Telling Studs Terkel a story was not a relaxing experience. He listened really hard. And what he heard was what you would have said, had you been a more expressive and insightful version of yourself. Your job was to rise to his estimation of you. If this was an unnerving prospect, Studs was ready to pitch in and help. His magpie imagination was ever on the alert for stray bits of meaning and chance strands of connection.
You might find yourself absently mentioning a random detail that seemed to have no particular point or place in the narrative. Studs would seize on it, hold it up to the light, and marvel at how brilliantly it illuminated the theme you were developing. “There was something you said earlier,” he’d say, and rewind the tape and show you what he meant. “Listen to this,” he’d say. “You see? You see?”
Studs liked to call himself a guerrilla journalist, but I think that is exactly wrong. Journalism demands a consecutive habit of mind; Studs was much too non-linear for that. He always took the scenic route. And guerrilla implies stealthy tactics, which was never Studs’ way.
It suits most interviewers to distract their subjects from the tape recorder. Just ignore it, they will say, secretly hoping that they can steal off with some juicy morsel the interviewee never meant to reveal. Studs, on the other hand, deliberately drew attention to his mechanical beast, using it to create a sense of theater, the auditory equivalent of a proscenium arch.
The self-consciousness that lesser interviewers try to finesse with their tiny, unobtrusive recording devices, Studs used to raise the bar on his subjects. There was no way, talking into his lapdog-sized reel-to-reel machine,* that you were likely to forget it was there. Instead, he made it feel as though that you and he were going to use the bulky instrument to create something, and that together you would settle on its meaning.
Of course that was only part of the story. The several thousand words of mine that begin on page 43 of American Dreams: Lost and Found were culled from a 50-page interview transcript. As Studs described his method, this “rough, unexpurgated material” was panned for gold, molded into a narrative and given a title.

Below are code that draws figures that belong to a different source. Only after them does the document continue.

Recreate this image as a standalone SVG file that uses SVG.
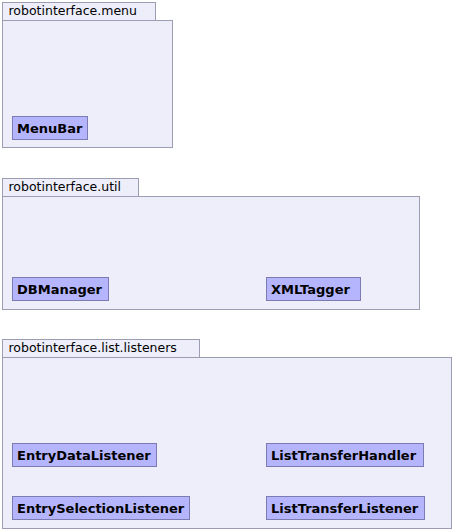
<svg xmlns="http://www.w3.org/2000/svg" width="471" height="532" viewBox="0 0 471 532">
<style>
.pkg{fill:#eeeefb;stroke:#9c9cb2;stroke-width:1}
.cls{fill:#b5b5fd;stroke:#7c7cb2;stroke-width:1}
.pl{font-family:"DejaVu Sans",sans-serif;font-size:12.5px;fill:#000}
.cl{font-family:"DejaVu Sans",sans-serif;font-size:13px;font-weight:bold;fill:#000}
</style>
<rect width="471" height="532" fill="#fff"/>
<g id="pkg-menu">
<rect class="pkg" x="2.5" y="2.5" width="153" height="18"/>
<rect class="pkg" x="2.5" y="20.5" width="170" height="127"/>
<text class="pl" x="8.5" y="15">robotinterface.menu</text>
</g>
<g id="MenuBar">
<rect class="cls" x="12.5" y="116.5" width="75" height="23"/>
<text class="cl" x="17" y="132.5">MenuBar</text>
</g>
<g id="pkg-util">
<rect class="pkg" x="2.5" y="178.5" width="136" height="18"/>
<rect class="pkg" x="2.5" y="196.5" width="417" height="113"/>
<text class="pl" x="8.5" y="191">robotinterface.util</text>
</g>
<g id="DBManager">
<rect class="cls" x="12.5" y="277.5" width="96" height="23"/>
<text class="cl" x="17" y="293.5">DBManager</text>
</g>
<g id="XMLTagger">
<rect class="cls" x="266.5" y="277.5" width="94" height="23"/>
<text class="cl" x="271" y="293.5">XMLTagger</text>
</g>
<g id="pkg-listeners">
<rect class="pkg" x="2.5" y="339.5" width="197" height="18"/>
<rect class="pkg" x="2.5" y="357.5" width="449" height="171"/>
<text class="pl" x="8.5" y="352">robotinterface.list.listeners</text>
</g>
<g id="EntryDataListener">
<rect class="cls" x="12.5" y="443.5" width="144" height="23"/>
<text class="cl" x="17" y="459.5">EntryDataListener</text>
</g>
<g id="EntrySelectionListener">
<rect class="cls" x="12.5" y="496.5" width="177" height="23"/>
<text class="cl" x="17" y="512.5">EntrySelectionListener</text>
</g>
<g id="ListTransferHandler">
<rect class="cls" x="266.5" y="443.5" width="157" height="23"/>
<text class="cl" x="271" y="459.5">ListTransferHandler</text>
</g>
<g id="ListTransferListener">
<rect class="cls" x="266.5" y="496.5" width="158" height="23"/>
<text class="cl" x="271" y="512.5">ListTransferListener</text>
</g>
<g id="connectors"/>
</svg>
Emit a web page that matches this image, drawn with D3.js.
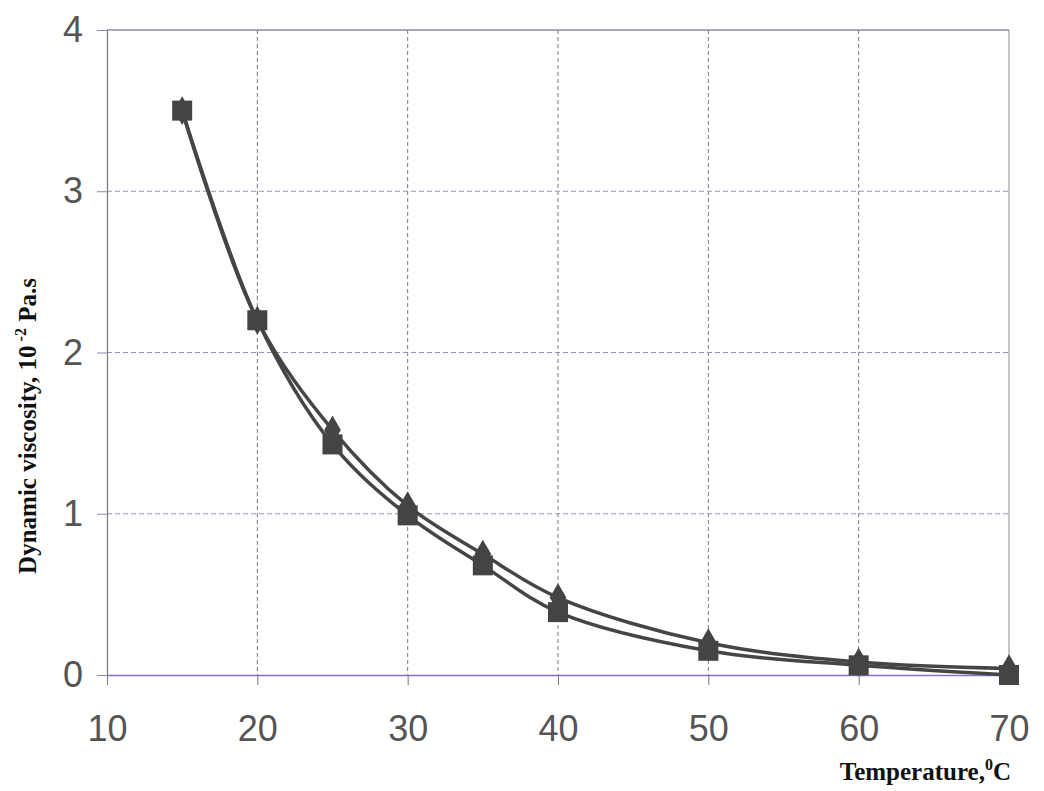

I was “The Wanderin’ Kid,” in his book, and my interview appeared sandwiched between “The Travelin’ Lady” and “The Indian.”
To be honest, it’s embarrassing to read “The Wanderin’ Kid” today. I sound young, which I was, and eager to expound on my every thought. I’m touched that he captured my struggles to reconcile my happy childhood memories of Army post life with the larger meaning of the world I grew up in. The distant boom of guns, artillery practice, sounded like a lullaby to me. But I’m slightly mortified by the undercurrent of resentment Studs detected. My political awakening seems to have been fueled as much by pique that on Army posts men got all the attention as by any misgivings about American imperialism. I told Studs, “The feeling I had was that these men who got to lord it over others, just because they jumped out of airplanes, were macho. My only weapon was to make fun of it.”
Was this my truth, highlighted, as Studs once called the edited oral histories? I might not be eager to admit it, but I imagine that’s what I was thinking in those days. Studs just listened so hard that he got me to say it.
*Later, Studs switched to a smaller, but still dictionary-sized Sony.